Levi Rickert, editor-in-chief in Native Challenges. Discussion »
RAPID CITY, SOUTH DAKOTA Tribal officials from nine American Indian tribes and federal officials, including Kevin Washburn, Assistant Secretary for Indian Affairs, attended the first day of a three day of the "Great Plains ICWA Summit: Bringing Our Children Home and Keeping Our Families Strong."
However, state officials from the State of South Dakota were no shows.
Webster Two Hawk, former Rosebud Sioux Tribal President and
grandfather of child taken unlawfully by SD DSS
There no representatives from the State of South Dakota's Department of Social Services on day one of the summit at the Ramkota Hotel and Convention Center in Rapid City, South Dakota.
“I don't know and can't tell you,”
commented Joe Kafka, press secretary for South Dakota Governor Dennis Daugaard's administration when asked why there were no officials in attendance by the Native News Network Wednesday afternoon.
A spokesperson for the South Dakota Department of Social Services told Native News Network that no one from the organization was in attendance because they were not invited to participate in the summit, and they were only notified last week Thursday of the details of the meeting.
Perhaps the reason South Dakota state officials were no-shows is they did not want to hear what was being said at the summit by American Indian parents, grandparents and tribal officials about the mishandling and gross mistreatment of American Indian children in the child welfare system in their state.
Assistant Secretary-Indian Affairs Kevin Washburn
Testimony after testimony was delivered detailing the failure of the Department of Social Services to provide adequate foster care to Indian children living in South Dakota.
Some of the testimony discussed physical and sexual abuse perpetrated by foster care parents within the Department of Social Services foster care system.

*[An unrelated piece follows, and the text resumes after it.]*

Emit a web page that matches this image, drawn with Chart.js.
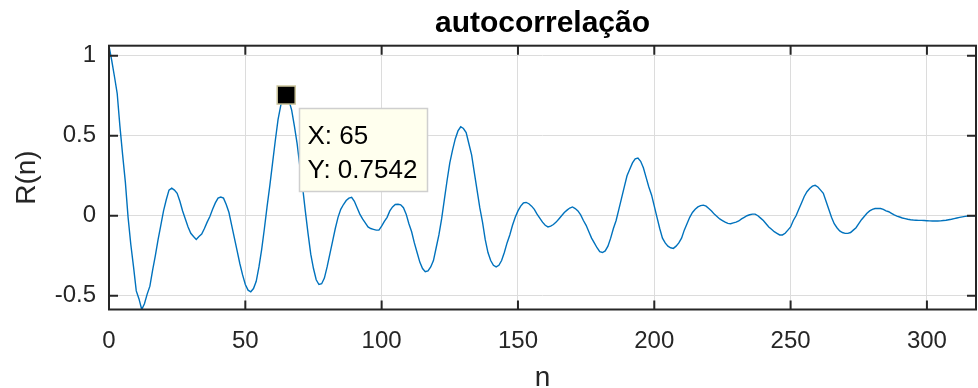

“At one point, I thought they thought they took out children because they thought they were going to assimilate us,”
testified Aileen Brown, Standing Rock Sioux.
“Then I realized it was about the money they make from having our kids in the foster care system.”
The State of South Dakota takes in approximately $70,000 per child when an Indian child is in the state's foster care system.
Great Plains ICWA Summit: Bringing Our Children Home and Keeping Our Families Strong
“My great-granddaughter saw me and said, "Great grandmother, they told me you died. You didn’t,"”
testified a grandmother from the Rosebud Indian Reservation about how a foster parent attempted to completely alienate her great-granddaughter from her natural family.
The summit is an attempt by the Great Plains American Indian tribes to bring focus to an ongoing problem with alleged violations of the Indian Child Welfare Act. The summit has been in the works for over a year and garnered support, in part, by National Public Radio running a story about the disproportionate number of Indian children being removed from their homes and placed in foster care in South Dakota.
The State of South Dakota did respond with a seven page rebuttal of the accusations made in the National Public Radio report.
The summit, at the Ramkota Hotel and Convention Center, is open to the public and runs through Friday.